I want to do some quality control on raw fastq files by doing adapter trimming and quality trimming. I'm wondering what is a good read length cutoff to use to keep a trimmed reads? i.e. if after trimming, the read is discarded if its length is smaller than a cutoff.
Similar thing, what quality score cutoff should I use to trim off bad quality reads? Is 20 a good start? And is it a good idea to do quality trimming? Many aligners have quality considered so I'm not sure which option is better.
Thanks!
I know these tools. do you have a recommendation on the minimum length of the trimmed reads to keep?

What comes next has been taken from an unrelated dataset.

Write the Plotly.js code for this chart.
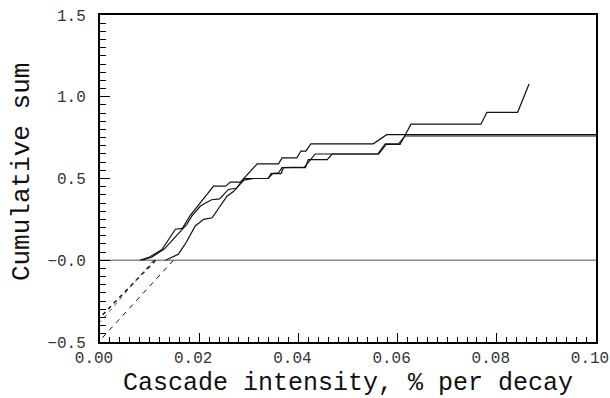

If you are asking about minimum final read length, you can only allow unique alignments if you want to remove ambiguous reads. Alternatively, I think the first short read sequences were ~35 bp, so I probably wouldn't go below that.
If you are asking about how much to trim off the read, I think it will depend upon your own samples.
I don't typically trim any reads when working with reference-based alignments.
For de novo assembly, it can sometimes help to trim based upon quality scores (such as a sequence of 20 or 30 nucleotides with >Q20), trim out adapter sequences, and trim out mono-nucleotide reads. However, I don't believe I have actually simply trimmed based upon length. Perhaps an extra 2-3 nt could help detect small adapter sequences, but I think there are cases where even the steps that I listed are not necessary to get good contigs (meaning that lack of any trimming might have been OK).
yeah, i was thinking about minimum final read length. I guess only keep unique alignments is the better option here. I think the decision to trim or not comes down to the size of the fragments. it's more important to trim for small size libraries.